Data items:
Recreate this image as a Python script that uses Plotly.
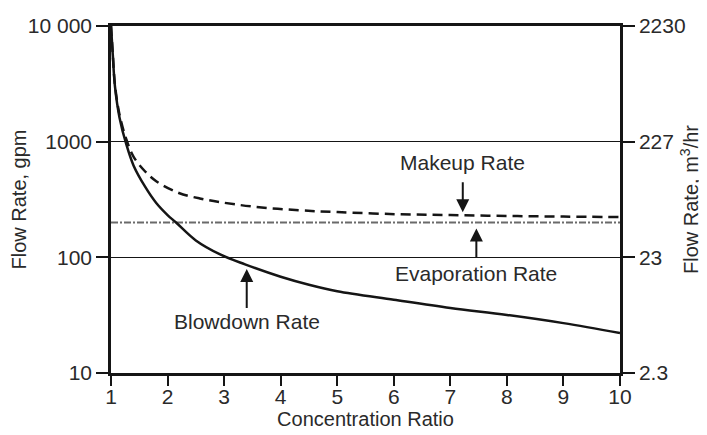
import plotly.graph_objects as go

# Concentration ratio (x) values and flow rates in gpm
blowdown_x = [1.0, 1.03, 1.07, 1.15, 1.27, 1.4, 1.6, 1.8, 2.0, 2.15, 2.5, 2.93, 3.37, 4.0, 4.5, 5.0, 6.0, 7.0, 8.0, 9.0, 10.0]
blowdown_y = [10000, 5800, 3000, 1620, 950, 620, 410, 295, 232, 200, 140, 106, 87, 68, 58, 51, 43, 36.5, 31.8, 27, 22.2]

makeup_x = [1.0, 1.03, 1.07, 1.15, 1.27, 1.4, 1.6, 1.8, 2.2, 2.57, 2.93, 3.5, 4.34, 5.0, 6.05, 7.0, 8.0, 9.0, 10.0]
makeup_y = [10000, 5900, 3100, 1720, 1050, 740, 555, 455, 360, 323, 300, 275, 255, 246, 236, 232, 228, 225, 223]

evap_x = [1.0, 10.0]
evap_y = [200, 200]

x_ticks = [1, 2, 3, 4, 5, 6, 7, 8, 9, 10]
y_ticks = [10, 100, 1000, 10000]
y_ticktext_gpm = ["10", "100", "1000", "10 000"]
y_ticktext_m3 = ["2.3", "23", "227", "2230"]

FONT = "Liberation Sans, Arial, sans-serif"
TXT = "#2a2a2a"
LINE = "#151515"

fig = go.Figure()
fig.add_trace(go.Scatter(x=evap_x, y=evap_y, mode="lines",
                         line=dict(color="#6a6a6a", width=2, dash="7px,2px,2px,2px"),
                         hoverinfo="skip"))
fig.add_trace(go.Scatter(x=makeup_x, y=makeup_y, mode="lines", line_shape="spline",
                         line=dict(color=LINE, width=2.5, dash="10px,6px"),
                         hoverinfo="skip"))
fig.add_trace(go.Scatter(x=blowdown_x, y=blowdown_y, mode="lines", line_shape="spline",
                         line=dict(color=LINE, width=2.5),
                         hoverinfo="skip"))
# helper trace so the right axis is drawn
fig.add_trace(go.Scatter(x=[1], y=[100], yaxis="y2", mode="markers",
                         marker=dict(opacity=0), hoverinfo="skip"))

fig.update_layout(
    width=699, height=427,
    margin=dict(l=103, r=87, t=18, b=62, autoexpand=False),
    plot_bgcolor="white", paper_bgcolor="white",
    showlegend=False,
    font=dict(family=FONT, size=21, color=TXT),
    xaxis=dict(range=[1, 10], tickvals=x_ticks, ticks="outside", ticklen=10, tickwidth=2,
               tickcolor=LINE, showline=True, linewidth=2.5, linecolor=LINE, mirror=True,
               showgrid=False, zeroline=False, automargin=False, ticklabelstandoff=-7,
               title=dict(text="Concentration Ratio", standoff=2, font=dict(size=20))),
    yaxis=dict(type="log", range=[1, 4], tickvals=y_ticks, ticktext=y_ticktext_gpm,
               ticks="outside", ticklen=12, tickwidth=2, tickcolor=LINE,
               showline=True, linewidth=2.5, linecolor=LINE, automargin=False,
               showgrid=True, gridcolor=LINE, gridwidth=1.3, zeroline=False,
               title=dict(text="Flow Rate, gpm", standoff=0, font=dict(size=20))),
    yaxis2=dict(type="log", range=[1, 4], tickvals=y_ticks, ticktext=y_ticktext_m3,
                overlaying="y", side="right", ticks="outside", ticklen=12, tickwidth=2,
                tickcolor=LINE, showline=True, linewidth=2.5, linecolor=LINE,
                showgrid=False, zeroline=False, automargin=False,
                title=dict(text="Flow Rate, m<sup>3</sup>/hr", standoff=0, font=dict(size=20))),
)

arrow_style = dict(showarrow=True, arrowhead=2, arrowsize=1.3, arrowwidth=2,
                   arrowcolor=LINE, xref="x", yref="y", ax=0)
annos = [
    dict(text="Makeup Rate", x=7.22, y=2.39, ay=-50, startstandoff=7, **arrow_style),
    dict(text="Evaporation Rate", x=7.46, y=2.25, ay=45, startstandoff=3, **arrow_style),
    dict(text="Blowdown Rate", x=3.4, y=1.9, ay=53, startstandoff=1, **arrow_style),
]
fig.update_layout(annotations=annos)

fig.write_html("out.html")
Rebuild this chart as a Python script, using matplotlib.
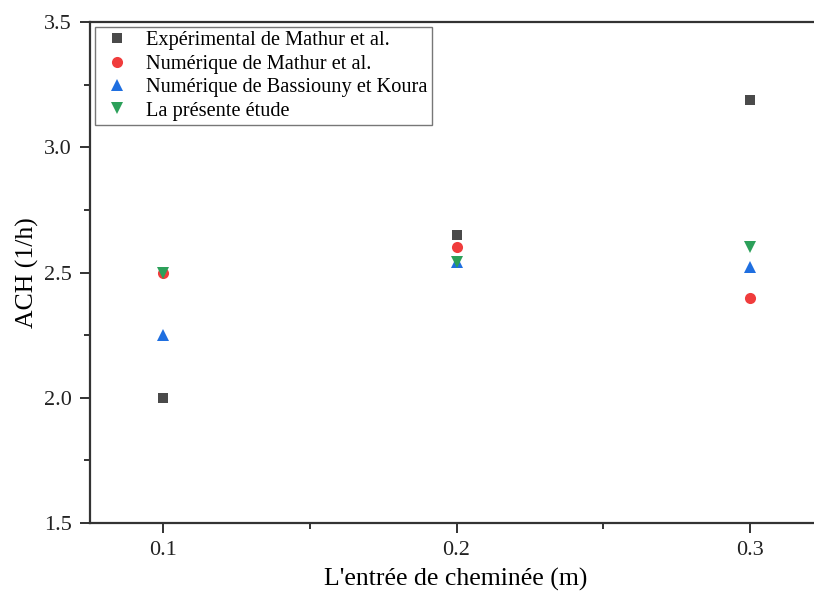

Brief:
Take the listing above and restate it word for word, without its pictures.

Task result:
Recreate this image as a Python script that uses Plotly.
import plotly.graph_objects as go

# Concentration ratio (x) values and flow rates in gpm
blowdown_x = [1.0, 1.03, 1.07, 1.15, 1.27, 1.4, 1.6, 1.8, 2.0, 2.15, 2.5, 2.93, 3.37, 4.0, 4.5, 5.0, 6.0, 7.0, 8.0, 9.0, 10.0]
blowdown_y = [10000, 5800, 3000, 1620, 950, 620, 410, 295, 232, 200, 140, 106, 87, 68, 58, 51, 43, 36.5, 31.8, 27, 22.2]

makeup_x = [1.0, 1.03, 1.07, 1.15, 1.27, 1.4, 1.6, 1.8, 2.2, 2.57, 2.93, 3.5, 4.34, 5.0, 6.05, 7.0, 8.0, 9.0, 10.0]
makeup_y = [10000, 5900, 3100, 1720, 1050, 740, 555, 455, 360, 323, 300, 275, 255, 246, 236, 232, 228, 225, 223]

evap_x = [1.0, 10.0]
evap_y = [200, 200]

x_ticks = [1, 2, 3, 4, 5, 6, 7, 8, 9, 10]
y_ticks = [10, 100, 1000, 10000]
y_ticktext_gpm = ["10", "100", "1000", "10 000"]
y_ticktext_m3 = ["2.3", "23", "227", "2230"]

FONT = "Liberation Sans, Arial, sans-serif"
TXT = "#2a2a2a"
LINE = "#151515"

fig = go.Figure()
fig.add_trace(go.Scatter(x=evap_x, y=evap_y, mode="lines",
                         line=dict(color="#6a6a6a", width=2, dash="7px,2px,2px,2px"),
                         hoverinfo="skip"))
fig.add_trace(go.Scatter(x=makeup_x, y=makeup_y, mode="lines", line_shape="spline",
                         line=dict(color=LINE, width=2.5, dash="10px,6px"),
                         hoverinfo="skip"))
fig.add_trace(go.Scatter(x=blowdown_x, y=blowdown_y, mode="lines", line_shape="spline",
                         line=dict(color=LINE, width=2.5),
                         hoverinfo="skip"))
# helper trace so the right axis is drawn
fig.add_trace(go.Scatter(x=[1], y=[100], yaxis="y2", mode="markers",
                         marker=dict(opacity=0), hoverinfo="skip"))

fig.update_layout(
    width=699, height=427,
    margin=dict(l=103, r=87, t=18, b=62, autoexpand=False),
    plot_bgcolor="white", paper_bgcolor="white",
    showlegend=False,
    font=dict(family=FONT, size=21, color=TXT),
    xaxis=dict(range=[1, 10], tickvals=x_ticks, ticks="outside", ticklen=10, tickwidth=2,
               tickcolor=LINE, showline=True, linewidth=2.5, linecolor=LINE, mirror=True,
               showgrid=False, zeroline=False, automargin=False, ticklabelstandoff=-7,
               title=dict(text="Concentration Ratio", standoff=2, font=dict(size=20))),
    yaxis=dict(type="log", range=[1, 4], tickvals=y_ticks, ticktext=y_ticktext_gpm,
               ticks="outside", ticklen=12, tickwidth=2, tickcolor=LINE,
               showline=True, linewidth=2.5, linecolor=LINE, automargin=False,
               showgrid=True, gridcolor=LINE, gridwidth=1.3, zeroline=False,
               title=dict(text="Flow Rate, gpm", standoff=0, font=dict(size=20))),
    yaxis2=dict(type="log", range=[1, 4], tickvals=y_ticks, ticktext=y_ticktext_m3,
                overlaying="y", side="right", ticks="outside", ticklen=12, tickwidth=2,
                tickcolor=LINE, showline=True, linewidth=2.5, linecolor=LINE,
                showgrid=False, zeroline=False, automargin=False,
                title=dict(text="Flow Rate, m<sup>3</sup>/hr", standoff=0, font=dict(size=20))),
)

arrow_style = dict(showarrow=True, arrowhead=2, arrowsize=1.3, arrowwidth=2,
                   arrowcolor=LINE, xref="x", yref="y", ax=0)
annos = [
    dict(text="Makeup Rate", x=7.22, y=2.39, ay=-50, startstandoff=7, **arrow_style),
    dict(text="Evaporation Rate", x=7.46, y=2.25, ay=45, startstandoff=3, **arrow_style),
    dict(text="Blowdown Rate", x=3.4, y=1.9, ay=53, startstandoff=1, **arrow_style),
]
fig.update_layout(annotations=annos)

fig.write_html("out.html")
Rebuild this chart as a Python script, using matplotlib.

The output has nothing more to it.